Concurrent Activity Recognition with Multimodal CNN-LSTM Structure
This addresses the problem of scalable and deployable concurrent activity recognition for applications like smart environments, though it is incremental as it builds on existing CNN-LSTM methods.
The paper tackles concurrent activity recognition from multimodal sensor data by using a CNN-LSTM structure for feature extraction and a single classifier for output, achieving performance comparable to domain-specific systems on three datasets.
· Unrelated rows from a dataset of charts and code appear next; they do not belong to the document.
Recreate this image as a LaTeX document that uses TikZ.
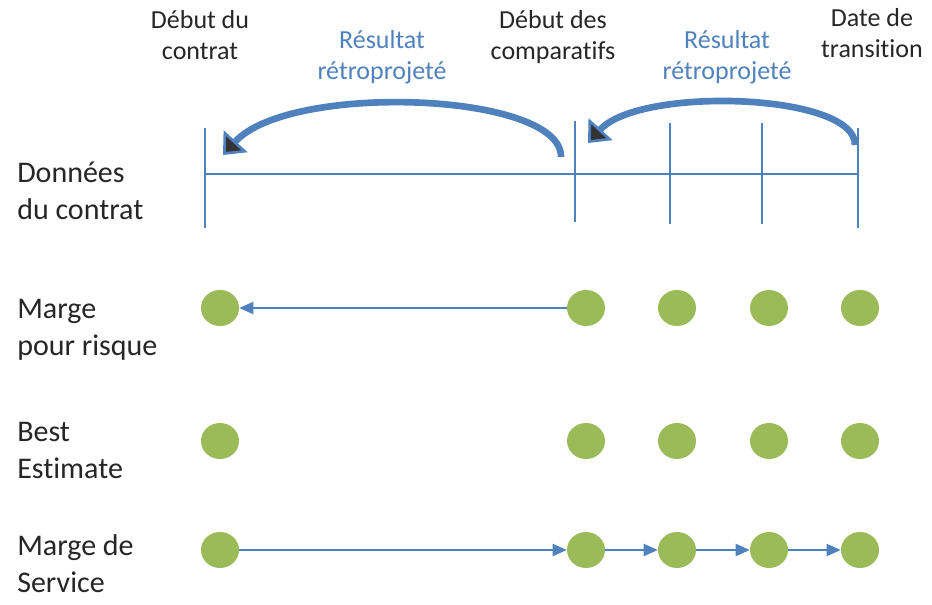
\documentclass[tikz,border=0pt]{standalone}
\usepackage{fontspec}
\setmainfont[Ligatures=NoCommon]{Carlito}
\usetikzlibrary{arrows.meta,shapes.geometric}
\definecolor{lineblue}{HTML}{4F81BD}
\definecolor{dotgreen}{HTML}{9BBB59}
\definecolor{txt}{HTML}{262626}
\begin{document}
\begin{tikzpicture}[x=0.75pt,y=-0.75pt,
  tick/.style={draw=lineblue, line width=1.5pt},
  dot/.style={ellipse, fill=dotgreen, draw=none, minimum width=28.5pt, minimum height=27pt, inner sep=0pt},
  conn/.style={draw=lineblue, line width=1.5pt, -{Triangle[length=10.5pt,width=9pt]}},
  bigarrow/.style={draw=lineblue, line width=5pt, -{Triangle[length=14pt,width=24pt,line width=2pt,fill=black!80]}},
  rowlabel/.style={anchor=west, align=left, inner sep=0pt, font=\fontsize{22.5}{27.75}\selectfont, text=txt},
  toplabel/.style={align=center, inner sep=0pt, font=\fontsize{19.5}{23.25}\selectfont, text=txt},
  bluelabel/.style={toplabel, text=lineblue}]
\useasboundingbox (0,0) rectangle (932,605);

% timeline
\coordinate (t1a) at (205,128); \coordinate (t1b) at (205,228);
\coordinate (t2a) at (575,121); \coordinate (t2b) at (575,222);
\coordinate (t3a) at (670,123); \coordinate (t3b) at (670,224);
\coordinate (t4a) at (762,123); \coordinate (t4b) at (762,224);
\coordinate (t5a) at (858,128); \coordinate (t5b) at (858,228);
\coordinate (hl) at (205,174); \coordinate (hr) at (858,174);
\draw[tick] (t1a) -- (t1b);
\draw[tick] (t2a) -- (t2b);
\draw[tick] (t3a) -- (t3b);
\draw[tick] (t4a) -- (t4b);
\draw[tick] (t5a) -- (t5b);
\draw[tick] (hl) -- (hr);

% curved arrows
\coordinate (c1s) at (561,157); \coordinate (c1e) at (223,155);
\coordinate (c2s) at (855,145); \coordinate (c2e) at (588,143);
\draw[bigarrow] (c1s) .. controls (562,92) and (290,82) .. (c1e);
\draw[bigarrow] (c2s) .. controls (856,93) and (640,86) .. (c2e);

% top labels
\node[toplabel] (l1) at (200,35.5) {Début du\\contrat};
\node[bluelabel] (l2) at (382,57.5) {Résultat\\rétroprojeté};
\node[toplabel] (l3) at (553,37) {Début des\\comparatifs};
\node[bluelabel] (l4) at (727,57.5) {Résultat\\rétroprojeté};
\node[toplabel] (l5) at (872,33.5) {Date de\\transition};

% row labels
\node[rowlabel] (r1) at (17,190.5) {Données\\du contrat};
\node[rowlabel] (r2) at (17,329.5) {Marge\\pour risque};
\node[rowlabel] (r3) at (17,450) {Best\\Estimate};
\node[rowlabel] (r4) at (17,564) {Marge de\\Service};

% dots
\foreach \i/\x in {1/220,2/586,3/677,4/769,5/860} {
  \node[dot] (m\i) at (\x,308) {};
  \node[dot] (b\i) at (\x,441) {};
  \node[dot] (s\i) at (\x,550) {};
}

% connectors
\draw[conn] (m2) -- (m1);
\draw[conn] (s1) -- (s2);
\draw[conn] (s2) -- (s3);
\draw[conn] (s3) -- (s4);
\draw[conn] (s4) -- (s5);
\end{tikzpicture}
\end{document}
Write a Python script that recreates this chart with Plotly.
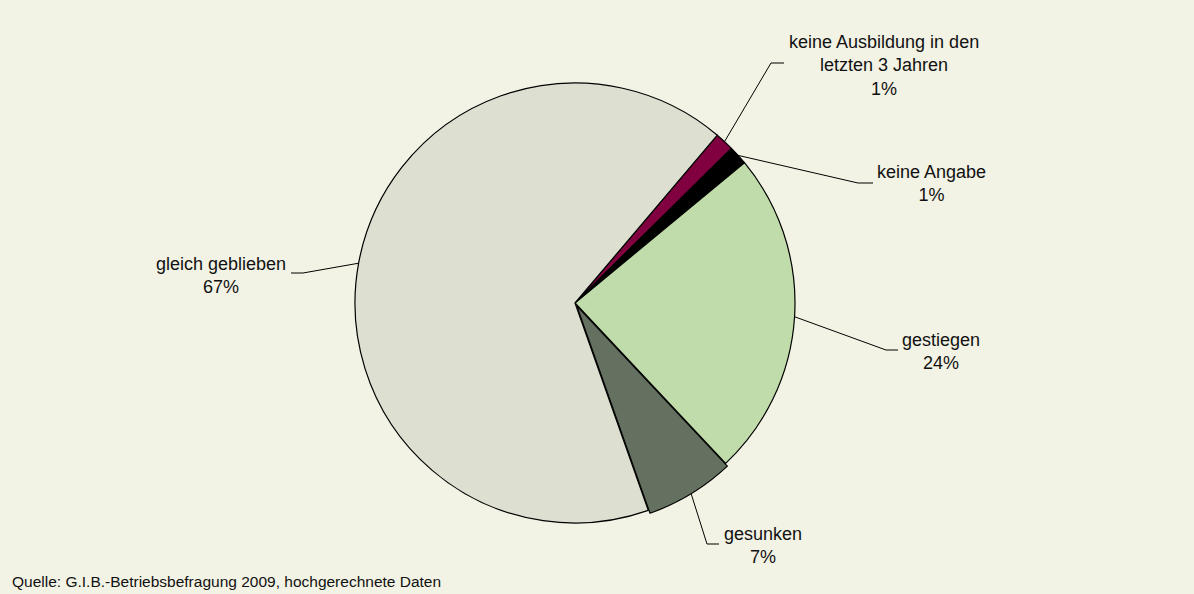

We introduce a system that recognizes concurrent activities from real-world data captured by multiple sensors of different types. The recognition is achieved in two steps. First, we extract spatial and temporal features from the multimodal data. We feed each datatype into a convolutional neural network that extracts spatial features, followed by a long-short term memory network that extracts temporal information in the sensory data. The extracted features are then fused for decision making in the second step. Second, we achieve concurrent activity recognition with a single classifier that encodes a binary output vector in which elements indicate whether the corresponding activity types are currently in progress. We tested our system with three datasets from different domains recorded using different sensors and achieved performance comparable to existing systems designed specifically for those domains. Our system is the first to address the concurrent activity recognition with multisensory data using a single model, which is scalable, simple to train and easy to deploy.